Nel cuore del Tibet, dove il fiume Yarlung Tsangpo scava una gola tra le montagne himalayane prima di diventare il Brahmaputra, la Cina prepara un progetto che cambierà la geografia dell’energia e, forse, quella politica della regione. Non è solo una diga: è la più grande centrale idroelettrica mai immaginata, capace di produrre in un anno l’equivalente del consumo elettrico di oltre 110 milioni di abitazioni cinesi. Un colosso pensato per accelerare la transizione verde di Pechino, ma che a valle – in India e Bangladesh – fa già temere nuove tensioni sull’uso dell’acqua e il futuro degli ecosistemi del fiume.
Un primato ingegneristico, ma l'ambiente?
Secondo i piani del governo cinese, l’opera avrà un costo superiore ai 160 miliardi di dollari e sarà composta da cinque centrali idroelettriche a cascata, in grado di generare fino a 300 terawattora di energia all’anno, il doppio di quanto produce oggi la diga delle Tre Gole sul fiume Azzurro. Per gestire un’infrastruttura di dimensioni simili, Pechino ha istituito una nuova società statale, incaricata di seguire tutte le fasi del progetto.
Il sito scelto, nella gola del fiume Yarlung Tsangpo, è tra i più spettacolari e "ostici" del pianeta, considerando che l’altitudine supera i 3.000 metri e il dislivello tra il Tibet e l’India è di oltre 7.600 metri. Condizioni che, secondo gli ingegneri, rendono possibile una produzione energetica mai raggiunta prima, capace di alimentare da sola buona parte della rete elettrica cinese e accelerare la decarbonizzazione del Paese (che resta comunque il principale emettitore mondiale di CO₂).
I dubbi ambientali
Ma dietro l’ambizione tecnologica si nascondono non pochi interrogativi: i grandi impianti idroelettrici in Cina hanno già lasciato cicatrici profonde, basti pensare alla diga delle Tre Gole, che costrinse oltre un milione di persone a lasciare le proprie case e modificò in modo permanente l’ecosistema del fiume Yangtze.
Lo stesso rischio incombe ora sul Tibet: la creazione di un enorme bacino artificiale potrebbe alterare radicalmente l’equilibrio naturale della gola himalayana, oggi parco nazionale. E l’effetto non si fermerebbe ai confini cinesi perché il fiume, scendendo verso sud, è una risorsa vitale per milioni di persone in India e Bangladesh. Una riduzione del flusso d’acqua o una gestione unilaterale delle riserve idriche potrebbe avere conseguenze infelici sull’agricoltura, la pesca e la disponibilità di acqua potabile a valle.
La sfida ingegneristica
Oltre alle questioni ambientali e diplomatiche, c’è anche da considerare che l’area scelta per la costruzione si trova vicino a una placca tettonica attiva.
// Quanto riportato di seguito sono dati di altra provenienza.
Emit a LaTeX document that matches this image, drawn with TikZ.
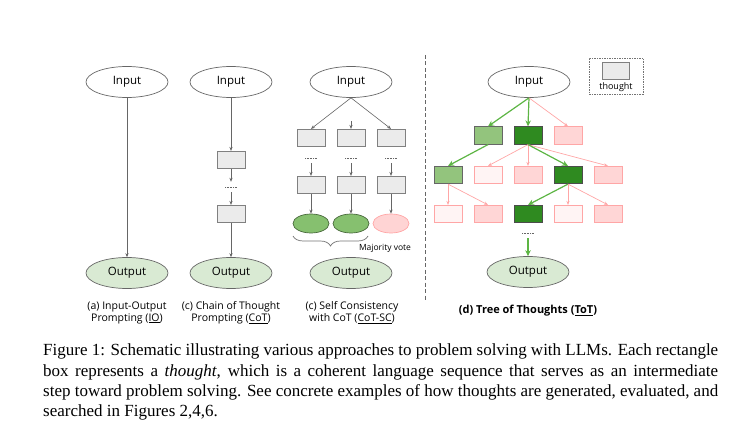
\documentclass[tikz,border=0pt]{standalone}
\usepackage{fontspec}
\setmainfont{Liberation Serif}
\newfontfamily\diagfont{Open Sans}
\usetikzlibrary{shapes.geometric,decorations.pathreplacing,arrows.meta}
\definecolor{boxgray}{HTML}{EBEBEB}
\definecolor{outgreen}{HTML}{D9EAD3}
\definecolor{votegreen}{HTML}{86C06F}
\definecolor{votepink}{HTML}{FFD4D4}
\definecolor{lightleaf}{HTML}{93C47D}
\definecolor{darkleaf}{HTML}{2F8A20}
\definecolor{pinkfill}{HTML}{FFD6D6}
\definecolor{palefill}{HTML}{FFF4F4}
\definecolor{pinkline}{HTML}{FFA6A6}
\definecolor{greenline}{HTML}{5DB544}
\begin{document}
\begin{tikzpicture}[x=1pt,y=-1pt,font=\diagfont,>={Stealth[length=4pt,width=3.2pt]},
    io/.style={ellipse,draw=black!60,line width=0.7pt,minimum width=82pt,minimum height=31pt,inner sep=0pt,font=\diagfont\fontsize{11.5}{13}\selectfont},
    inbox/.style={io,fill=white},
    outbox/.style={io,fill=outgreen},
    thought/.style={rectangle,draw=black!50,fill=boxgray,line width=0.7pt,minimum width=28pt,minimum height=17.5pt,inner sep=0pt},
    goodbox/.style={thought,fill=lightleaf,draw=black!60},
    bestbox/.style={thought,fill=darkleaf,draw=black!70},
    badbox/.style={thought,fill=pinkfill,draw=pinkline},
    palebox/.style={thought,fill=palefill,draw=pinkline},
    vote/.style={ellipse,line width=0.7pt,minimum width=36pt,minimum height=19pt,inner sep=0pt},
    skipdots/.style={inner sep=0pt,minimum width=12pt,minimum height=10pt,fill=white,
      path picture={\draw[black!60,line width=0.4pt,dash pattern=on 1pt off 0.6pt] (path picture bounding box.west) -- (path picture bounding box.east);}},
    garrow/.style={->,draw=black!60,line width=0.6pt},
    okarrow/.style={-{Stealth[length=6pt,width=5.5pt]},draw=greenline,line width=1.2pt},
    badarrow/.style={->,draw=pinkline,line width=0.7pt},
    subcap/.style={align=center,font=\diagfont\fontsize{10.5}{12}\selectfont}]
    \useasboundingbox (0,0) rectangle (732,428);
    % (a) input-output
    \node[inbox] (ina) at (127,82) {Input};
    \node[outbox] (outa) at (127,273) {Output};
    \draw[garrow] (ina) -- (outa);
    \node[subcap] (capa) at (127,312.5) {(a) Input-Output\\Prompting (\underline{IO})};
    % (b) chain of thought
    \node[inbox] (inb) at (231,82) {Input};
    \node[thought] (b1) at (231,160) {};
    \node[skipdots] (bd) at (231,187) {};
    \node[thought] (b2) at (231,214) {};
    \node[outbox] (outb) at (231,273) {Output};
    \draw[garrow] (inb) -- (b1);
    \draw[garrow] (b1) -- (bd);
    \draw[garrow] (bd) -- (b2);
    \draw[garrow] (b2) -- (outb);
    \node[subcap] (capb) at (231,312.5) {(c) Chain of Thought\\Prompting (\underline{CoT})};
    % (c) self consistency
    \node[inbox] (inc) at (351,82) {Input};
    \foreach \x [count=\i] in {311,351,391} {
      \node[thought] (c1\i) at (\x,138) {};
      \node[skipdots] (cd\i) at (\x,158) {};
      \node[thought] (c2\i) at (\x,185) {};
      \draw[garrow] (cd\i) -- (c2\i);
    }
    \node[vote,fill=votegreen,draw=black!45!votegreen] (v1) at (311,223.5) {};
    \node[vote,fill=votegreen,draw=black!45!votegreen] (v2) at (351,223.5) {};
    \node[vote,fill=votepink,draw=pinkline] (v3) at (391,223.5) {};
    \coordinate (cmid) at (351,121);
    \draw[garrow] (inc.south) -- (c11.north);
    \draw[garrow] (cmid) -- (c12.north);
    \draw[garrow] (inc.south) -- (c13.north);
    \foreach \i in {1,2,3}
      \draw[garrow] (c2\i) -- (v\i);
    \coordinate (bl) at (293,236);
    \coordinate (br) at (368,236);
    \draw[black!55,line width=0.7pt,decorate,decoration={brace,mirror,amplitude=10pt}] (bl) -- (br);
    \node[font=\diagfont\fontsize{8.5}{9}\selectfont] (mv) at (385,248) {Majority vote};
    \node[outbox] (outc) at (351,273) {Output};
    \node[subcap] (capc) at (352,312.5) {(c) Self Consistency\\with CoT (\underline{CoT-SC})};
    % divider
    \coordinate (dtop) at (425,55);
    \coordinate (dbot) at (425,300);
    \draw[black!60,line width=1pt,dash pattern=on 4pt off 2.5pt] (dtop) -- (dbot);
    % (d) tree of thoughts
    \node[inbox] (tin) at (529,82) {Input};
    \foreach \x/\s [count=\i] in {488/goodbox,528/bestbox,568/badbox}
      \node[\s] (t1\i) at (\x,135.5) {};
    \foreach \x/\s [count=\i] in {448/goodbox,488/palebox,528/badbox,568/bestbox,608/badbox}
      \node[\s] (t2\i) at (\x,175) {};
    \foreach \x/\s [count=\i] in {448/palebox,488/badbox,528/bestbox,568/palebox,608/badbox}
      \node[\s] (t3\i) at (\x,214) {};
    \draw[okarrow] (tin.south) -- (t11.north);
    \draw[okarrow] (tin.south) -- (t12.north);
    \draw[badarrow] (tin.south) -- (t13.north);
    \draw[okarrow] (t11.south) -- (t21.north);
    \foreach \j in {2,3,5}
      \draw[badarrow] (t12.south) -- (t2\j.north);
    \draw[okarrow] (t12.south) -- (t24.north);
    \foreach \j in {1,2}
      \draw[badarrow] (t21.south) -- (t3\j.north);
    \draw[okarrow] (t24.south) -- (t33.north);
    \foreach \j in {4,5}
      \draw[badarrow] (t24.south) -- (t3\j.north);
    \node[skipdots] (td) at (528,233) {};
    \node[outbox] (tout) at (528,272) {Output};
    \draw[okarrow] (td) -- (tout);
    \node[font=\diagfont\bfseries\fontsize{11}{12}\selectfont] (capd) at (528,311) {(d) Tree of Thoughts (\underline{ToT})};
    % legend
    \node[draw=black!55,dash pattern=on 1.5pt off 1pt,line width=0.7pt,minimum width=54pt,minimum height=36pt,inner sep=0pt] (key) at (616,76) {};
    \node[thought,minimum width=27pt,minimum height=17pt] (keybox) at (615.5,71) {};
    \node[font=\diagfont\fontsize{9}{10}\selectfont,inner sep=0pt] (keytxt) at (616,87) {thought};
    % caption
    \node[anchor=north west,text width=675pt,align=justify,inner sep=0pt,font=\rmfamily\fontsize{17}{20.3}\selectfont] (caption) at (43,344)
      {Figure 1: Schematic illustrating various approaches to problem solving with LLMs. Each rectangle\linebreak
       box represents a \textit{thought}, which is a coherent language sequence that serves as an intermediate\linebreak
       step toward problem solving. See concrete examples of how thoughts are generated, evaluated, and\linebreak
       searched in Figures 2,4,6.};
\end{tikzpicture}
\end{document}
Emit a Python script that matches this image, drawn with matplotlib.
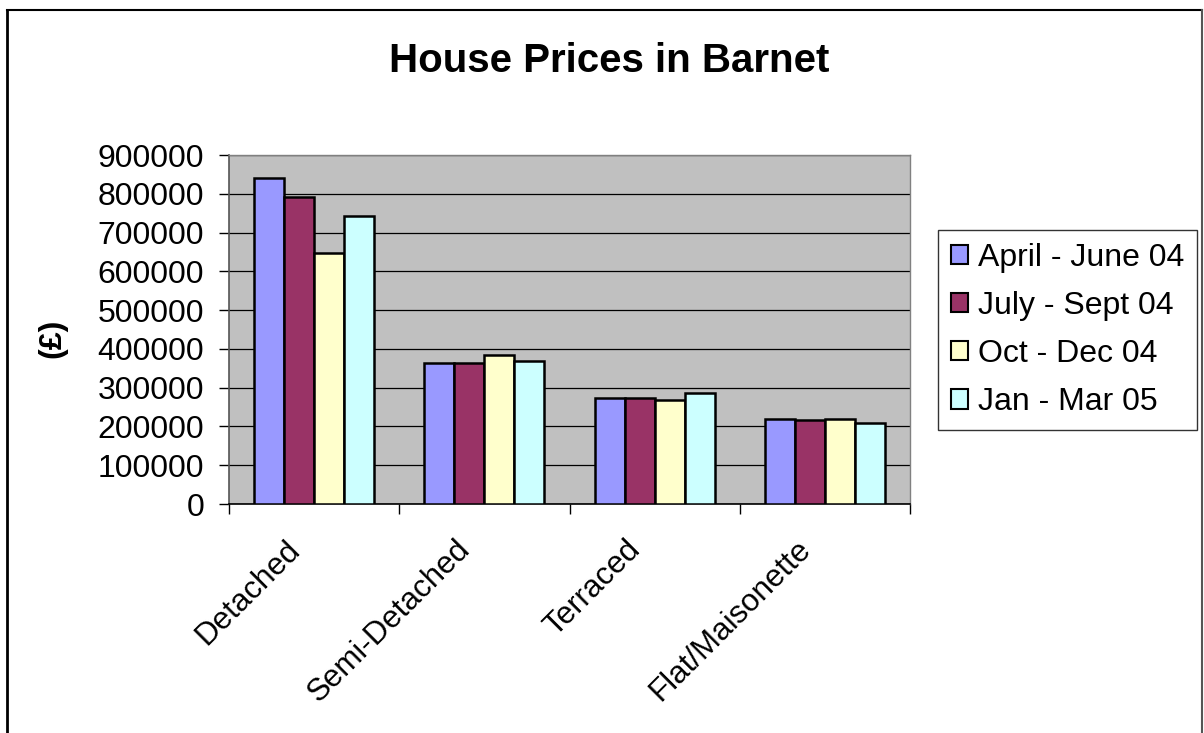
import matplotlib
matplotlib.use("Agg")
import matplotlib.pyplot as plt
import matplotlib.transforms as mtransforms
import numpy as np
from matplotlib.lines import Line2D
from matplotlib.patches import Patch
from matplotlib.ticker import FuncFormatter, MultipleLocator

categories = ["Detached", "Semi-Detached", "Terraced", "Flat/Maisonette"]
series_names = ["April - June 04", "July - Sept 04", "Oct - Dec 04", "Jan - Mar 05"]
apr_jun_04 = [840000, 364000, 274000, 220000]
jul_sep_04 = [791000, 364000, 274000, 216000]
oct_dec_04 = [647000, 383000, 268000, 220000]
jan_mar_05 = [743000, 370000, 287000, 209000]
series_values = [apr_jun_04, jul_sep_04, oct_dec_04, jan_mar_05]
colors = ["#9999FF", "#993366", "#FFFFCC", "#CCFFFF"]

plt.rcParams['font.family'] = ['Liberation Sans', 'DejaVu Sans']

W, H = 1204, 733
fig = plt.figure(figsize=(W / 100, H / 100), dpi=100)
fig.patch.set_facecolor("white")

# outer chart border
fig.add_artist(Line2D([7 / W, 7 / W], [-0.05, 1 - 10 / H], transform=fig.transFigure, color="black", lw=2))
fig.add_artist(Line2D([7 / W, 1202 / W], [1 - 10 / H, 1 - 10 / H], transform=fig.transFigure, color="black", lw=1.5))
fig.add_artist(Line2D([1202 / W, 1202 / W], [-0.05, 1 - 10 / H], transform=fig.transFigure, color="#555555", lw=1.5))

left, right = 229 / W, 910 / W
bottom, top = 1 - 504 / H, 1 - 155 / H
ax = fig.add_axes([left, bottom, right - left, top - bottom])
ax.set_facecolor("#C0C0C0")

x = np.arange(len(categories))
w = 30 / 170
for j, (vals, c) in enumerate(zip(series_values, colors)):
    ax.bar(x + (j - 1.5) * w, vals, width=w, color=c, edgecolor="black", linewidth=1.8, zorder=3)

ax.set_xlim(-0.5, len(categories) - 0.5)
ax.set_ylim(0, 900000)
ax.yaxis.set_major_locator(MultipleLocator(100000))
ax.yaxis.set_major_formatter(FuncFormatter(lambda v, p: "%d" % v))
ax.grid(axis="y", color="black", linewidth=0.9, zorder=1)
ax.set_axisbelow(True)

ax.set_xticks(np.arange(len(categories) + 1) - 0.5)
ax.set_xticklabels([])
ax.set_xticks(x, minor=True)
ax.set_xticklabels(categories, minor=True, rotation=45, ha="right", va="top",
                   rotation_mode="anchor", fontsize=22.5)
ax.tick_params(axis="x", which="minor", length=0, pad=14)
ax.tick_params(axis="x", which="major", length=7, width=1, color="black", direction="out")
ax.tick_params(axis="y", length=7, width=1, color="black", labelsize=23, pad=11)

offset = mtransforms.ScaledTranslation(-29 / 100, -11 / 100, fig.dpi_scale_trans)
for lab in ax.get_xticklabels(minor=True):
    lab.set_transform(lab.get_transform() + offset)

for s in ["top", "right"]:
    ax.spines[s].set_color("#808080")
    ax.spines[s].set_linewidth(1)
ax.spines["left"].set_color("#555555")
ax.spines["left"].set_linewidth(1.2)
ax.spines["bottom"].set_color("black")
ax.spines["bottom"].set_linewidth(1.2)

fig.text(609 / W, 1 - 61 / H, "House Prices in Barnet", ha="center", va="center",
         fontsize=29, fontweight="bold")
fig.text(52 / W, 1 - 338 / H, "(£)", ha="center", va="center", rotation=90,
         fontsize=23, fontweight="bold")

handles = [Patch(facecolor=c, edgecolor="black", linewidth=1.5) for c in colors]
leg = fig.legend(handles, series_names, loc="center left",
                 bbox_to_anchor=(938 / W, 1 - 330 / H), fontsize=23,
                 frameon=True, fancybox=False, edgecolor="black",
                 handlelength=0.55, handleheight=0.55, handletextpad=0.3,
                 labelspacing=0.57, borderpad=0.4, borderaxespad=0)
leg.get_frame().set_linewidth(1)

fig.savefig("out.png", dpi=100, facecolor="white")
I funzionari cinesi sostengono di aver fatto studi geologici approfonditi e garantiscono la sicurezza del progetto, ma la presenza di faglie sismiche alimenta lo scetticismo di esperti e osservatori internazionali.
Se mai verrà completata, la diga non sarà solo un record ingegneristico, perché controllare il flusso del Brahmaputra significa, di fatto, mettere le mani su una parte del destino idrico di India e Bangladesh. In quelle pianure, dove milioni di persone dipendono da quel fiume per bere, irrigare e pescare, basterebbe poco per trasformare una risorsa vitale in uno strumento di pressione politica. È per questo che il progetto, pur celebrato a Pechino come il futuro dell’energia pulita, a valle (e altrove) viene guardato con timore, più che con speranza.